Some 138 countries are included in the study, which doesn’t include sport or pay TV.

Digital TV Research Principal Analyst Simon Murray said: “Piracy will never be eradicated. However, it is not all bad news. Piracy growth rates will decelerate as more effective government action is taken and as the benefits of legal choices become more apparent.”

Murray added: “Legitimate revenues from OTT TV episodes and movie overtook online piracy losses as far back as 2013. The gap between the two measures is widening.”

Digital tv research piracy chart 2

Source: Digital TV Research

Much work remains to be done as the scourge of online streaming piracy is spreading worldwide, according to Digital TV Research.

In an article for IBC365, Production and media technology expert Spencer Stephens, the former Chief Technology Officer of Sony Pictures Entertainment and VP of Technology at Warner Bros, warned that “nothing will be completely effective, and DRMs and anti-piracy measures are best seen as a way of degrading the consumer experience of illicit use.

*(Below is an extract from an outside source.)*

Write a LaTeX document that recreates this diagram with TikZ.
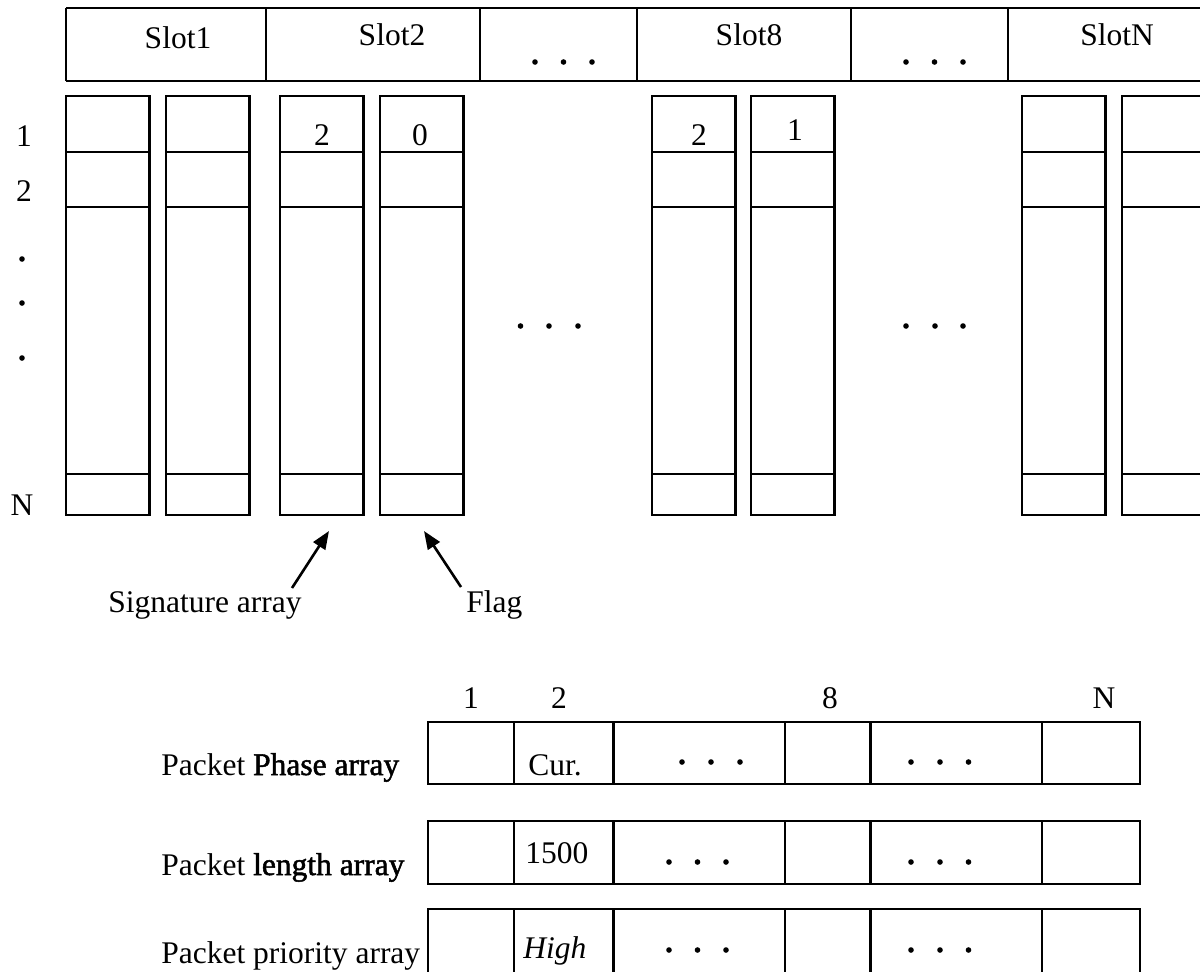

”This is more effective when it is accompanied by an excellent consumer experience for legitimate use. Stopping redistribution of content involves extensive full-time monitoring and rapid response, particularly with rebroadcasting of live events.”

The US will continue as the largest country by piracy losses, with $11.6bn forecast by 2022.

Read more Game of Thrones, dubbed the world’s most pirated TV series, returned for the seventh series in the summer. Read about efforts to counter piracy here

However, Asia Pacific is set to become the largest region for online piracy in 2018 when it overtakes North America.

Digital tv research piracy chart

Source: Digital TV Research

Asia Pacific’s piracy losses will double between 2016 to 2022 to nearly $20bn.

China has taken measures to combat piracy, but it is still a major problem. Its revenue losses will climb by $5.5 billion between 2016 and 2022 to $9.8 billion. However, China’s gap between legitimate revenues versus piracy losses will improve from a deficit of $1.2 billion in 2016 to a surplus of $2.4 billion in 2022.

The problem will not be dealt with as effectively elsewhere. India will climb from eighth in the 2016 rankings ($700 million losses) to third in 2022 ($3.1 billion losses). Brazil will add $1.1 billion in losses over the same period.